Keshi Pearls



Keshi pearls also known as poppy seed pearls or seed pearls, as "keshi" means poppy seed in Japanese. Keshi pearls are usually quite small in size, and they do not have nuclei upon which the shape of a pearl is usually determined. Keshi pearls also come in a variety of different colors and shades and are known for their high luster. Keshi pearls are quite unique in the way they are formed. When compared to the standard method of pearl formation, Keshi pearls are formed when the oyster rejects and spits out the implanted nucleus before the culturing process is complete. Because the oyster has expelled the implanted nucleus of the pearl, the resulting keshi pearl is 100% the mother of pearl. This gives it an especially lustrous and shimmering surface quality. Most keshi, in fact, have a greater luster than even the highest quality cultured pearls. It is the reason the market is seeing more Keshi jewelry.

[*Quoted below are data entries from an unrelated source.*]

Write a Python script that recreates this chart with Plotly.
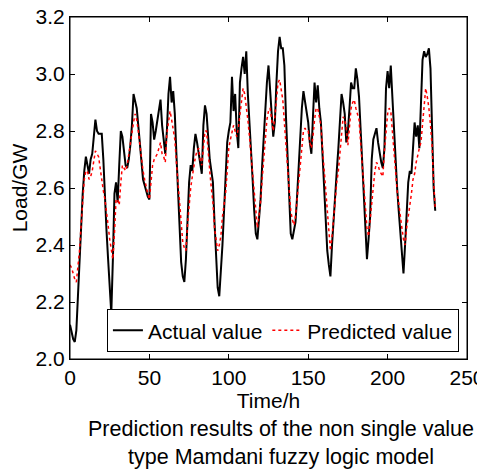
import plotly.graph_objects as go

hours = list(range(231))

actual = [
    2.12, 2.09, 2.07, 2.06, 2.10, 2.22, 2.35, 2.48, 2.58, 2.66,
    2.71, 2.68, 2.65, 2.70, 2.72, 2.78, 2.84, 2.80, 2.79, 2.79,
    2.79, 2.70, 2.55, 2.45, 2.35, 2.25, 2.16, 2.35, 2.58, 2.62,
    2.55, 2.68, 2.80, 2.78, 2.72, 2.68, 2.67, 2.70, 2.75, 2.82,
    2.93, 2.90, 2.88, 2.82, 2.76, 2.70, 2.63, 2.61, 2.59, 2.57,
    2.56, 2.86, 2.83, 2.77, 2.80, 2.84, 2.88, 2.91, 2.82, 2.77,
    2.72, 2.80, 2.93, 2.99, 2.90, 2.94, 2.86, 2.72, 2.58, 2.45,
    2.34, 2.29, 2.27, 2.35, 2.50, 2.62, 2.68, 2.66, 2.74, 2.79,
    2.76, 2.72, 2.68, 2.65, 2.82, 2.89, 2.86, 2.78, 2.70, 2.66,
    2.62, 2.48, 2.35, 2.25, 2.22, 2.30, 2.40, 2.52, 2.65, 2.76,
    2.80, 2.83, 2.99, 2.87, 2.93, 2.80, 2.74, 2.97, 3.02, 3.06,
    3.00, 3.08, 2.93, 2.84, 2.74, 2.63, 2.52, 2.44, 2.42, 2.50,
    2.56, 2.68, 2.78, 2.88, 2.97, 3.03, 2.93, 2.86, 2.78, 2.83,
    2.97, 3.08, 3.13, 3.09, 3.09, 3.03, 2.85, 2.70, 2.52, 2.44,
    2.42, 2.45, 2.48, 2.57, 2.68, 2.80, 2.88, 2.94, 2.90, 2.86,
    2.83, 2.76, 2.72, 2.85, 2.97, 2.90, 2.96, 2.88, 2.83, 2.72,
    2.62, 2.48, 2.38, 2.33, 2.29, 2.40, 2.50, 2.58, 2.66, 2.74,
    2.82, 2.93, 2.90, 2.86, 2.76, 2.80, 2.88, 2.97, 2.95, 2.95,
    3.02, 2.98, 2.92, 2.81, 2.68, 2.55, 2.45, 2.35, 2.42, 2.50,
    2.70, 2.77, 2.79, 2.81, 2.76, 2.72, 2.69, 2.67, 2.74, 2.95,
    3.01, 2.95, 3.03, 2.92, 2.80, 2.68, 2.60, 2.52, 2.45, 2.36,
    2.30, 2.40, 2.54, 2.62, 2.66, 2.65, 2.74, 2.83, 2.78, 2.82,
    2.74, 2.90, 3.05, 3.08, 3.06, 3.07, 3.09, 3.02, 2.82, 2.60,
    2.52,
]

predicted = [
    2.33, 2.32, 2.30, 2.28, 2.27, 2.32, 2.38, 2.47, 2.57, 2.63,
    2.66, 2.66, 2.63, 2.64, 2.66, 2.70, 2.73, 2.72, 2.71, 2.67,
    2.62, 2.59, 2.56, 2.52, 2.47, 2.42, 2.38, 2.35, 2.44, 2.56,
    2.56, 2.54, 2.62, 2.68, 2.67, 2.66, 2.68, 2.72, 2.75, 2.79,
    2.83, 2.86, 2.84, 2.80, 2.75, 2.70, 2.66, 2.63, 2.60, 2.58,
    2.56, 2.62, 2.68, 2.70, 2.71, 2.72, 2.74, 2.76, 2.72, 2.71,
    2.69, 2.79, 2.83, 2.87, 2.84, 2.81, 2.77, 2.69, 2.62, 2.53,
    2.46, 2.41, 2.39, 2.38, 2.47, 2.55, 2.60, 2.64, 2.68, 2.71,
    2.73, 2.74, 2.70, 2.68, 2.74, 2.80, 2.80, 2.72, 2.66, 2.60,
    2.55, 2.46, 2.41, 2.38, 2.40, 2.43, 2.50, 2.54, 2.58, 2.66,
    2.74, 2.77, 2.80, 2.82, 2.80, 2.78, 2.81, 2.86, 2.91, 2.95,
    2.93, 2.89, 2.84, 2.78, 2.71, 2.64, 2.57, 2.50, 2.46, 2.50,
    2.55, 2.63, 2.70, 2.78, 2.84, 2.87, 2.88, 2.84, 2.80, 2.85,
    2.92, 2.97, 2.98, 2.95, 2.91, 2.83, 2.75, 2.66, 2.58, 2.52,
    2.49, 2.47, 2.50, 2.56, 2.62, 2.69, 2.76, 2.80, 2.81, 2.80,
    2.80, 2.76, 2.74, 2.78, 2.84, 2.88, 2.88, 2.85, 2.82, 2.74,
    2.67, 2.59, 2.51, 2.44, 2.38, 2.43, 2.50, 2.56, 2.62, 2.66,
    2.72, 2.80, 2.85, 2.84, 2.81, 2.75, 2.82, 2.88, 2.90, 2.91,
    2.88, 2.86, 2.84, 2.76, 2.68, 2.60, 2.52, 2.46, 2.43, 2.49,
    2.56, 2.62, 2.66, 2.69, 2.68, 2.66, 2.65, 2.64, 2.73, 2.80,
    2.86, 2.88, 2.87, 2.80, 2.74, 2.66, 2.59, 2.54, 2.50, 2.46,
    2.42, 2.40, 2.46, 2.50, 2.53, 2.58, 2.63, 2.65, 2.69, 2.72,
    2.74, 2.76, 2.83, 2.88, 2.95, 2.92, 2.88, 2.82, 2.75, 2.62,
    2.53,
]

x_ticks = [0, 50, 100, 150, 200, 250]
y_ticks = [2.0, 2.2, 2.4, 2.6, 2.8, 3.0, 3.2]
y_tick_labels = ["2.0", "2.2", "2.4", "2.6", "2.8", "3.0", "3.2"]

font_family = "Liberation Sans, Arial, sans-serif"

fig = go.Figure()
fig.add_trace(go.Scatter(
    x=hours, y=actual, mode="lines", name="Actual value",
    line=dict(color="black", width=2),
))
fig.add_trace(go.Scatter(
    x=hours, y=predicted, mode="lines", name="Predicted value",
    line=dict(color="red", width=1.5, dash="dot"),
))

# page body has an 8px default margin; compensate in figure size/margins
fig.update_layout(
    width=477, height=463,
    margin=dict(l=62, r=18, t=9, b=112, autoexpand=False),
    paper_bgcolor="white", plot_bgcolor="white",
    font=dict(family=font_family, size=21, color="black"),
    showlegend=True,
    legend=dict(
        orientation="h", x=0.093, y=0.02, xanchor="left", yanchor="bottom",
        bgcolor="white", bordercolor="black", borderwidth=1,
        font=dict(size=21), itemwidth=30, tracegroupgap=0,
    ),
    xaxis=dict(
        range=[0, 250], tickvals=x_ticks, ticks="inside", ticklen=5,
        tickcolor="black", showline=True, linecolor="black", linewidth=1,
        mirror="ticks", showgrid=False, zeroline=False, automargin=False,
        title=dict(text="Time/h", standoff=0, font=dict(size=21)),
        tickfont=dict(size=21), ticklabeloverflow="allow",
    ),
    yaxis=dict(
        range=[2.0, 3.2], tickvals=y_ticks, ticktext=y_tick_labels,
        ticks="inside", ticklen=5, tickcolor="black", showline=True,
        linecolor="black", linewidth=1, mirror="ticks", showgrid=False,
        zeroline=False, automargin=False,
        title=dict(text="Load/GW", standoff=4, font=dict(size=21)),
        tickfont=dict(size=21), ticklabeloverflow="allow",
    ),
    shapes=[dict(
        type="rect", xref="paper", yref="paper", x0=0, y0=0, x1=1, y1=1,
        line=dict(color="black", width=1), fillcolor="rgba(0,0,0,0)",
        layer="above",
    )],
    annotations=[dict(
        text="Prediction results of the non single value<br>type Mamdani fuzzy logic model",
        xref="paper", yref="paper", x=0.531, y=-0.165,
        xanchor="center", yanchor="top", showarrow=False,
        font=dict(size=21.5, family=font_family), align="center",
    )],
)

fig.write_html("out.html")
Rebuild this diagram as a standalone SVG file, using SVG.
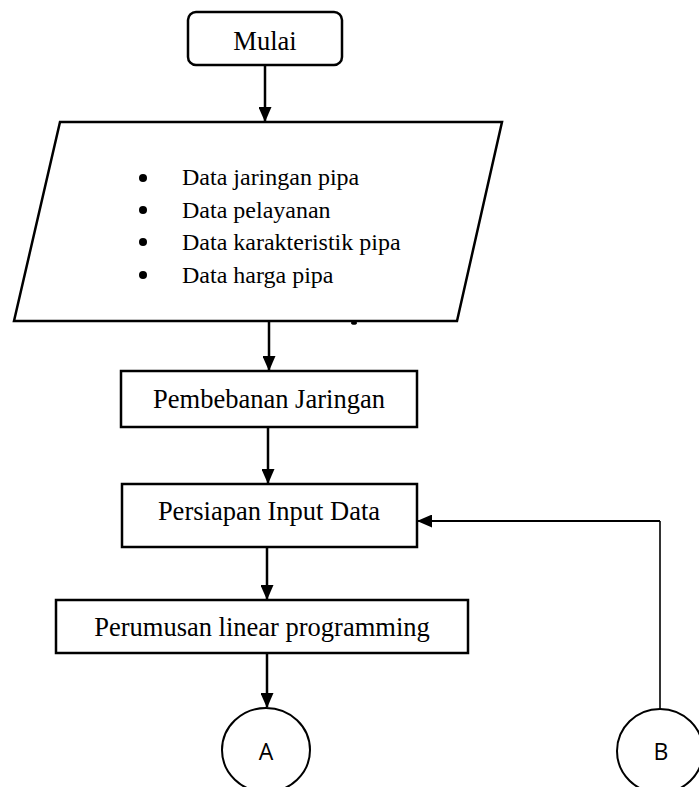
<svg xmlns="http://www.w3.org/2000/svg" width="699" height="787" viewBox="0 0 699 787">
<defs>
<style>
.box{fill:#fff;stroke:#000;stroke-width:2.5}
.t{font-family:"Liberation Serif","Times New Roman",serif;font-size:26.5px;fill:#000;text-anchor:middle}
.b{font-family:"Liberation Serif","Times New Roman",serif;font-size:24px;fill:#000}
.c{font-family:"Open Sans","Liberation Sans",sans-serif;font-size:23px;fill:#000;text-anchor:middle}
.ln{fill:none;stroke:#000;stroke-width:2.5}
</style>
<marker id="ah" markerWidth="15" markerHeight="13" refX="14" refY="6.5" orient="auto" markerUnits="userSpaceOnUse">
<path d="M0,0 L15,6.5 L0,13 Z" fill="#000"/>
</marker>
</defs>
<rect width="699" height="787" fill="#fff"/>
<g id="mulai">
<rect class="box" x="188" y="12" width="154" height="53" rx="8"/>
<text class="t" x="265" y="50">Mulai</text>
</g>
<g id="input-data">
<polygon class="box" points="60,122 502,122 457,321 14,321"/>
<ellipse cx="354" cy="323" rx="3" ry="1.8" fill="#000"/>
<circle cx="143" cy="178" r="4"/>
<circle cx="143" cy="210" r="4"/>
<circle cx="143" cy="242" r="4"/>
<circle cx="143" cy="275" r="4"/>
<text class="b" x="182" y="185">Data jaringan pipa</text>
<text class="b" x="182" y="218">Data pelayanan</text>
<text class="b" x="182" y="250">Data karakteristik pipa</text>
<text class="b" x="182" y="283">Data harga pipa</text>
</g>
<g id="pembebanan">
<rect class="box" x="121" y="371" width="296" height="56"/>
<text class="t" x="269" y="408">Pembebanan Jaringan</text>
</g>
<g id="persiapan">
<rect class="box" x="122" y="484" width="295" height="63"/>
<text class="t" x="269" y="520">Persiapan Input Data</text>
</g>
<g id="perumusan">
<rect class="box" x="56" y="600" width="412" height="53"/>
<text class="t" x="262" y="636">Perumusan linear programming</text>
</g>
<g id="connector-a">
<ellipse cx="266" cy="750" rx="44" ry="42" fill="#fff" stroke="#000" stroke-width="2"/>
<text class="c" x="266" y="760">A</text>
</g>
<g id="connector-b">
<ellipse cx="660" cy="751" rx="43" ry="42" fill="#fff" stroke="#000" stroke-width="2"/>
<text class="c" x="661" y="760">B</text>
</g>
<g id="connectors">
<line class="ln" x1="265" y1="65" x2="265" y2="121" marker-end="url(#ah)"/>
<line class="ln" x1="269" y1="322" x2="269" y2="370" marker-end="url(#ah)"/>
<line class="ln" x1="268" y1="427" x2="268" y2="483" marker-end="url(#ah)"/>
<line class="ln" x1="267" y1="547" x2="267" y2="599" marker-end="url(#ah)"/>
<line class="ln" x1="267" y1="653" x2="267" y2="707" marker-end="url(#ah)"/>
<path d="M660,709 V521" fill="none" stroke="#000" stroke-width="1.6"/>
<path d="M660,521 H418" fill="none" stroke="#000" stroke-width="2.2" marker-end="url(#ah)"/>
</g>
</svg>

Keshi pearls are a rare find today. This is due to Tahitian and South Sea pearl farms now x-raying oysters to determine whether or not the nucleus has been expelled. When a nucleus-free oyster is found, they are then re-nucleated before a keshi has time to form. This practice has made keshi pearls much rarer than they once used to be.

Keshi pearls are usually used with peanut shaped pearls to create exquisite jewelry.